Thank you! Definitely interesting! I have read some other official information that the being could quite possibly be closer to a monkey. I read the news last year but did not report it here for that reason, although I should have because it is a significant discovery that could have large implications and because our forum can make it easier to consider both sides of the coin -- something absolutely necessary unless we want to be misled.

Read the article "Experts split over human Hobbit remains", http://www.abc.net.au/science/news/stories/s1230899.htm, October 29, 2004.

Some excerpts making a point about monkeys (be sure to read the full article):
The newly discovered Hobbit-like humans were not intelligent enough to have made the tools found with them, says an expert in human evolution. And they behaved more like chimpanzees.

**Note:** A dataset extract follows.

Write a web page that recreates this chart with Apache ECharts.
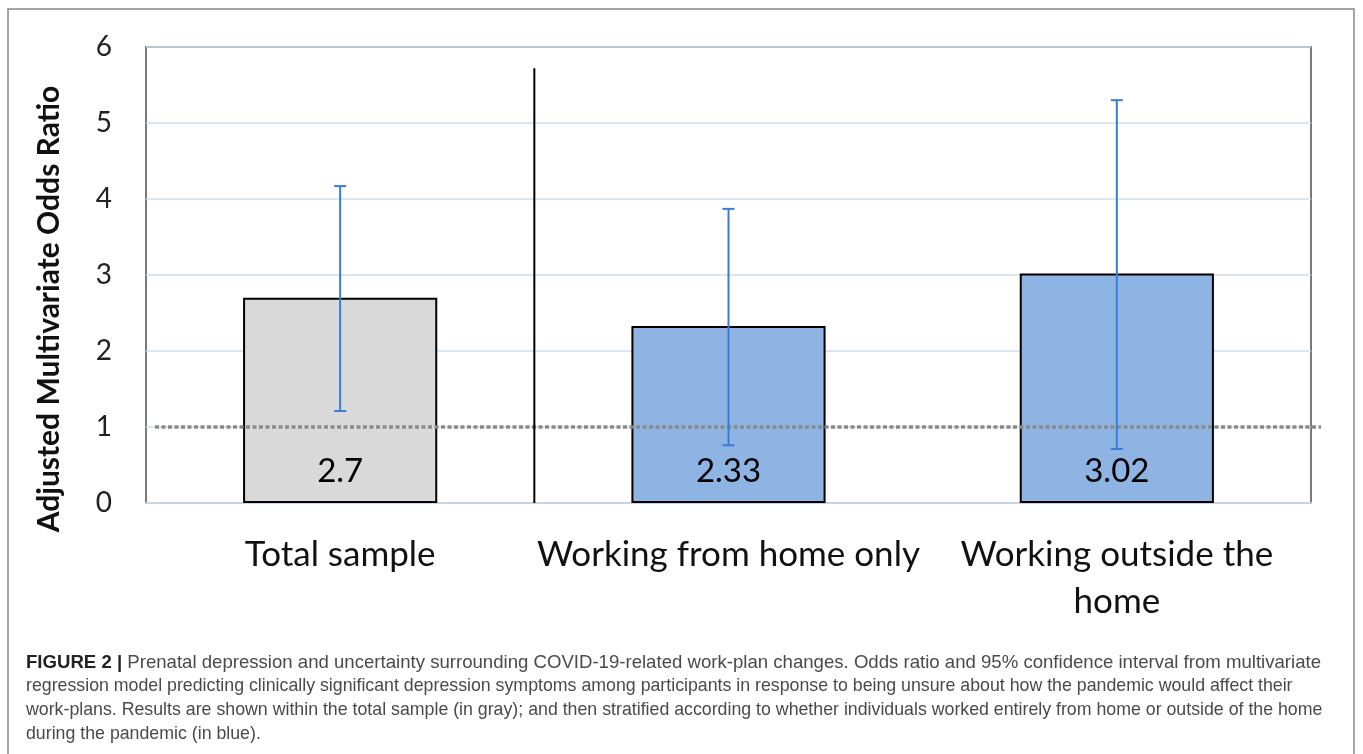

Professor Colin Groves of the Australian National University said so after studying pictures of the tools excavated with the newly-discovered hominid Homo floresiensis.
[...]
But his main concern was the size and sophistication of the tools. He said as the tools were up to 12 centimetres long they would have been too big for the metre-high Hobbits to have made and used, as the researchers had suggested.

"It is very worrying that these tiny little things with their tiny little cranial capacities were making and hafting [attaching a handle to] large complex flaked stone artefacts," Groves told ABC Science Online.

He said the tools were comparable in size to the tools made by H. sapiens found in Australia and other parts of Southeast Asia.

"Little people you'd expect would make little tools," he said.
[...]
He said the Hobbits also had other features that suggested they would have behaved more like chimpanzees than humans.
[...]
Groves also challenged the idea that H. floresiensis was a dwarf descendent of H. erectus, as suggested by the Australian-Indonesian team.

He said the brain size of H. floresiensis was too small. Instead he said it was probably descended from an ancestor somewhere between Australopithecus and Homo.
[...]
Leader of the team that made the Hobbit discovery, Associate Professor Michael Morwood, from the University of New England, said he also first thought the sophisticated tools had been made by modern humans.

"I just thought they're just so sophisticated; we've got blade technology, we've got a range of flaking techniques. This must be modern humans," he told ABC Science Online.

But he said there was no evidence of modern humans throughout the Hobbit site, dating from 95,000 to 13,000 years ago.

"The earliest evidence we've got for modern humans at that site is 11,000 and there is absolutely no evidence for overlap between the two species."
[...]
But Groves was not convinced by the argument that Hobbits made the tools just because no remains of modern humans were found.

"There's all sorts of reasons why you don't find things," he said. H. sapiens could have lived and have been buried elsewhere.

He suggested that the tools may have been made by H. sapiens who could well have been around in Flores at the time, en route to Australia, where they have been for at least 50,000 years. H. sapiens could have made the tools and hunted Stegodons and even Hobbits themselves, he said.